It happens a lot. Jane Smith gets added to the user table multiple times, so she has multiple IDs.
This example illustrates the general pattern. Table t has three rows where j=2 and k=3:
drop table if exists t;
create table t(id int,j int,k int);
insert into t values(1,2,3),(2,2,3),(3,2,3),(4,5,6);
You need a rule for deciding which ID to keep. Suppose you want to keep the smallest of each dupe set. This query finds and displays dupes on j and k, their smallest id values (id_to_keep ), and their duplicate id values (id_to_lose ):
select a.id_to_keep, a.j, a.k, b.id_to_lose, b.j, b.k
from ( -- subquery to find min ids
select j,k,min(id) as id_to_keep
from t
group by j,k
) a
join ( -- subquery to find all ids joining on j,k
select id as id_to_lose,j,k
from t
) b using(j,k)
where a.id_to_keep <> b.id_to_lose;
+------------+------+------+------------+------+------+
| id_to_keep | j | k | id_to_lose | j | k |
+------------+------+------+------------+------+------+
| 1 | 2 | 3 | 2 | 2 | 3 |
| 1 | 2 | 3 | 3 | 2 | 3 |
+------------+------+------+------------+------+------+
The IDs to delete are in the id_to_lose column.
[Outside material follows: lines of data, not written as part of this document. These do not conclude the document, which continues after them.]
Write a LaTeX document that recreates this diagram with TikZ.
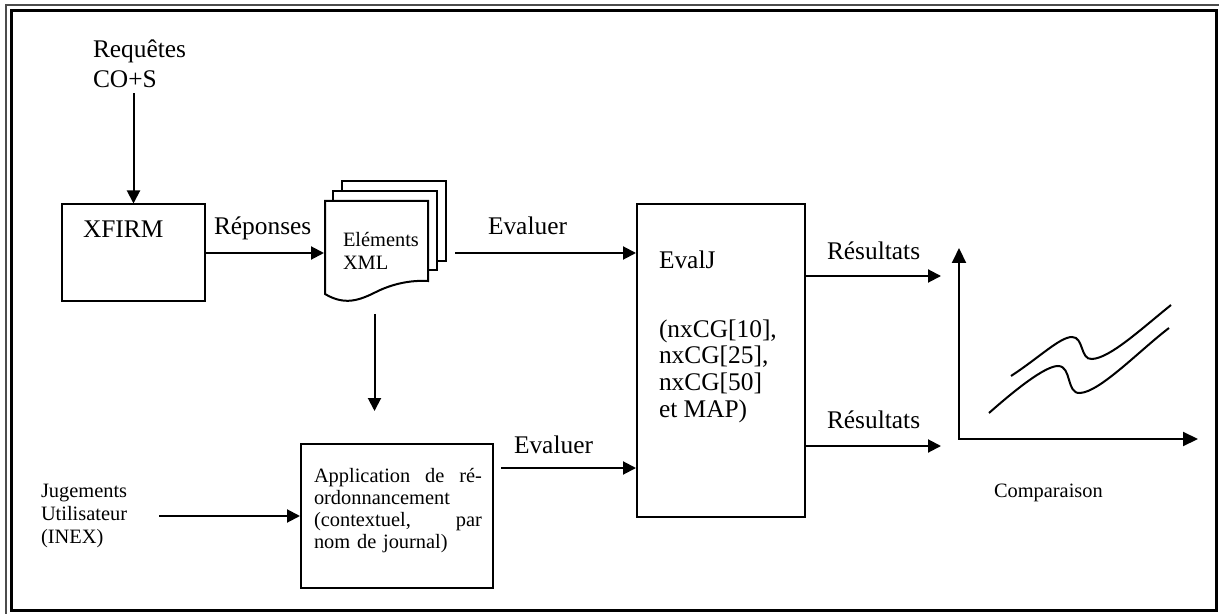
\documentclass[tikz,border=0pt]{standalone}
\usepackage{fontspec}
\setmainfont{Liberation Serif}
\usetikzlibrary{arrows.meta,calc}
\begin{document}
\begin{tikzpicture}[x=0.5pt,y=-0.5pt,
  line width=1pt,
  arr/.style={-{Triangle[length=6.5pt,width=6.5pt]}},
  axis/.style={{Triangle[length=7.5pt,width=7pt]}-{Triangle[length=7.5pt,width=7pt]}},
  box/.style={draw,rectangle,inner sep=0pt},
  big/.style={font=\fontsize{12.7}{15}\selectfont, inner sep=0pt},
  small/.style={font=\fontsize{10.2}{11.5}\selectfont, inner sep=0pt},
  paper/.style={draw,fill=white},
]
\useasboundingbox (0,0) rectangle (1219,614);

% double frame around the figure
\draw[line width=0.8pt, black!70] (6,614) -- (6,5) -- (1219,5);
\draw[line width=1.5pt] (11,11) rectangle (1216,610);

% retrieval system (multi-line nodes are placed by their last baseline)
\node[box, minimum width=71.5pt, minimum height=48.5pt] (xfirm) at (133.5,253) {};
\node[big, anchor=base west] (xfirmlbl) at (82,238) {XFIRM};
\node[big, anchor=base west, align=left] (req) at (92,88) {Requêtes\\CO+S};
\draw[arr] ([yshift=-2pt]req.south -| xfirm.north) -- (xfirm.north);

% stack of result documents
\node[inner sep=0pt, minimum width=60.5pt, minimum height=60.5pt] (stack) at (385.5,241.5) {};
\node[inner sep=0pt, minimum width=51.5pt, minimum height=50.5pt] (docs) at (376.5,251.5) {};
\draw[paper] (342,261) -- (342,181) -- (446,181) -- (446,261) -- cycle;
\draw[paper] (333,270) -- (333,191) -- (437,191) -- (437,270) -- cycle;
\draw[paper] (325,294) -- (325,201) -- (428,201) -- (428,281)
  .. controls (410,280) and (392,284) .. (376,292)
  .. controls (360,300) and (345,306) .. (325,294) -- cycle;
\node[small, anchor=base west, align=left] (elx) at (342,270) {Eléments\\XML};

\draw[arr] (xfirm.east) -- (xfirm.east -| stack.west);
\node[big, anchor=base west] (rep) at (213,235) {Réponses};

% evaluation tool
\node[box, minimum width=84pt, minimum height=156.5pt] (evalj) at (721,360.5) {};
\node[big, anchor=base west] (ejl) at (658,269) {EvalJ};
\node[anchor=base west, align=left, font=\fontsize{12.7}{13.3}\selectfont, inner sep=0pt]
  (metr) at (658,417) {(nxCG[10],\\nxCG[25],\\nxCG[50]\\et MAP)};

\draw[arr] ([xshift=4pt]xfirm.east -| stack.east) -- (xfirm.east -| evalj.west);
\node[big, anchor=base west] (ev1) at (487,235) {Evaluer};

% re-ranking
\node[box, minimum width=96pt, minimum height=72pt] (app) at (397,516) {};
\node[anchor=base west, align=left, text width=84pt, inner sep=0pt,
  font=\fontsize{10.2}{11}\selectfont] (appl) at (313,482)
  {Application\hfill de\hfill ré-\\ordonnancement\\(contextuel,\hfill par\\nom de journal)};
\coordinate (d1) at ($(docs.south)+(-2,11)$);
\coordinate (d2) at ($(app.north)+(-23,-32)$);
\draw[arr] (d1) -- (d1 |- d2);

\node[small, anchor=base west, align=left] (jug) at (40,543) {Jugements\\Utilisateur\\(INEX)};
\draw[arr] ([xshift=15.5pt]jug.east |- app.west) -- (app.west);

\coordinate (e2) at ($(app.east)+(7,-48)$);
\draw[arr] (e2) -- (e2 -| evalj.west);
\node[big, anchor=base west] (ev2) at (513,453) {Evaluer};

% results to comparison
\coordinate (rx) at (941,0);
\coordinate (r1) at ($(evalj.north east)+(0,73)$);
\coordinate (r2) at ($(evalj.south east)+(0,-72)$);
\draw[arr] (r1) -- (r1 -| rx);
\draw[arr] (r2) -- (r2 -| rx);
\node[big, anchor=base west] (res1) at (826,260) {Résultats};
\node[big, anchor=base west] (res2) at (826,428) {Résultats};

% comparison chart
\coordinate (orig) at (959,439);
\coordinate (ytop) at (959,248);
\coordinate (xend) at (1198,439);
\draw[axis] (ytop) -- (orig) -- (xend);
\draw (1011,376) .. controls (1040,357) and (1060,337) .. (1072,337)
  .. controls (1084,337) and (1080,360) .. (1092,359)
  .. controls (1110,358) and (1140,330) .. (1171,305);
\draw (989,413) .. controls (1015,390) and (1045,366) .. (1058,366)
  .. controls (1072,366) and (1066,394) .. (1080,393)
  .. controls (1100,392) and (1140,350) .. (1169,328);
\node[small, anchor=base west] (cmp) at (993,497) {Comparaison};
\end{tikzpicture}
\end{document}
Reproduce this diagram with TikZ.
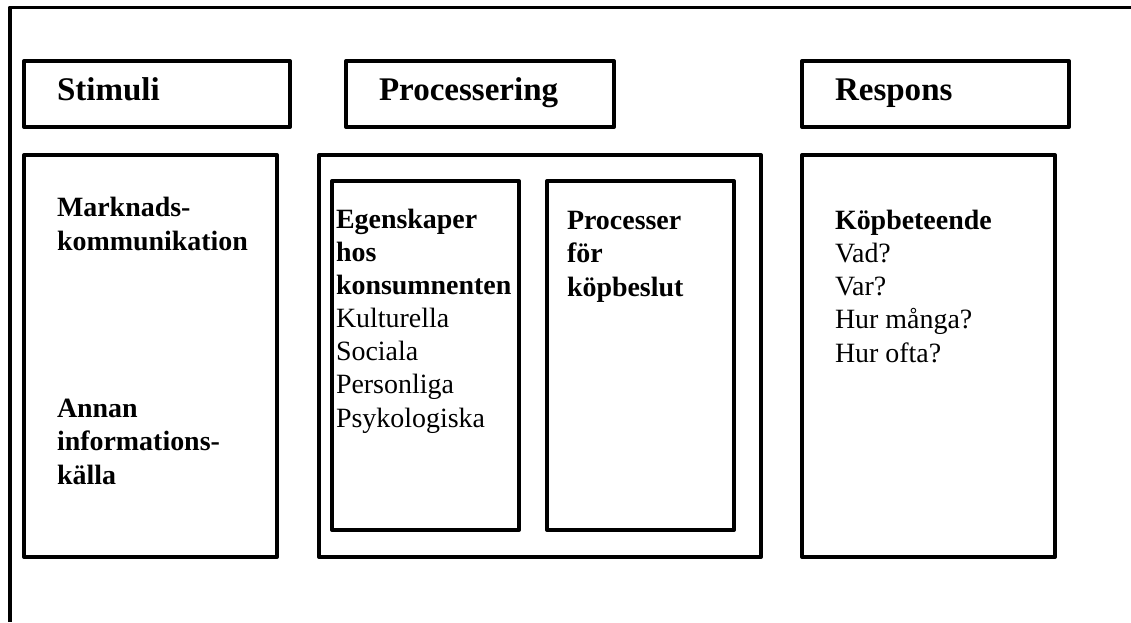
\documentclass[tikz,border=0pt]{standalone}
\usepackage{fontspec}
\setmainfont{Liberation Serif}
\usetikzlibrary{fit}

\begin{document}
\begin{tikzpicture}
 [x=0.02cm, y=-0.02cm, line width=0.08cm, line join=round,
   box/.style={draw, rectangle, inner sep=0pt},
   head/.style={anchor=base west, inner sep=0pt,
     font=\fontsize{18.8}{22}\selectfont\bfseries},
   txt/.style={anchor=base west, inner sep=0pt, align=left,
     font=\fontsize{15.9}{18.8}\selectfont}]
  \useasboundingbox (0,0) rectangle (1131,622);
  % outer frame
  \coordinate (frametop) at (1131,7.5);
  \coordinate (framecorner) at (10,7.5);
  \coordinate (framebottom) at (10,622);
  \draw (frametop) -- (framecorner) -- (framebottom);
  % headers
  \node[box, fit={(24,61) (290,127)}] (stimhead) {};
  \node[box, fit={(346,61) (614,127)}] (prochead) {};
  \node[box, fit={(802,61) (1069,127)}] (resphead) {};
  \node[head] (stimtitle) at (55,100) {Stimuli};
  \node[head] (proctitle) at (377,100) {Processering};
  \node[head] (resptitle) at (833,100) {Respons};
  % bodies
  \node[box, fit={(24,155) (277,557)}] (stimbody) {};
  \node[box, fit={(319,155) (761,557)}] (procbody) {};
  \node[box, fit={(332,181) (519,530)}] (egenbox) {};
  \node[box, fit={(547,181) (734,530)}] (beslutbox) {};
  \node[box, fit={(802,155) (1055,557)}] (respbody) {};
  % texts (base = last line)
  \node[txt] (markn) at (55,250) {\textbf{Marknads-}\\\textbf{kommunikation}};
  \node[txt] (annan) at (55,484) {\textbf{Annan}\\\textbf{informations-}\\\textbf{källa}};
  \node[txt] (egen) at (334,427) {\textbf{Egenskaper}\\\textbf{hos}\\\textbf{konsumnenten}\\
    Kulturella\\Sociala\\Personliga\\Psykologiska};
  \node[txt] (beslut) at (565,296) {\textbf{Processer}\\\textbf{för}\\\textbf{köpbeslut}};
  \node[txt] (kop) at (833,362) {\textbf{Köpbeteende}\\Vad?\\Var?\\Hur många?\\Hur ofta?};
\end{tikzpicture}
\end{document}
To build the deletion query, just strip out all columns except id_to_lose from the Select list in the above query, then prepend deletion syntax:
delete t
from t
join (
select b.id_to_lose
from (
select j,k,min(id) as id_to_keep
from t
group by j,k
) a
join (
select id as id_to_lose,j,k
from t
) b using(j,k)
where a.id_to_keep <> b.id_to_lose
) lose on t.id=lose.id_to_lose;
|
|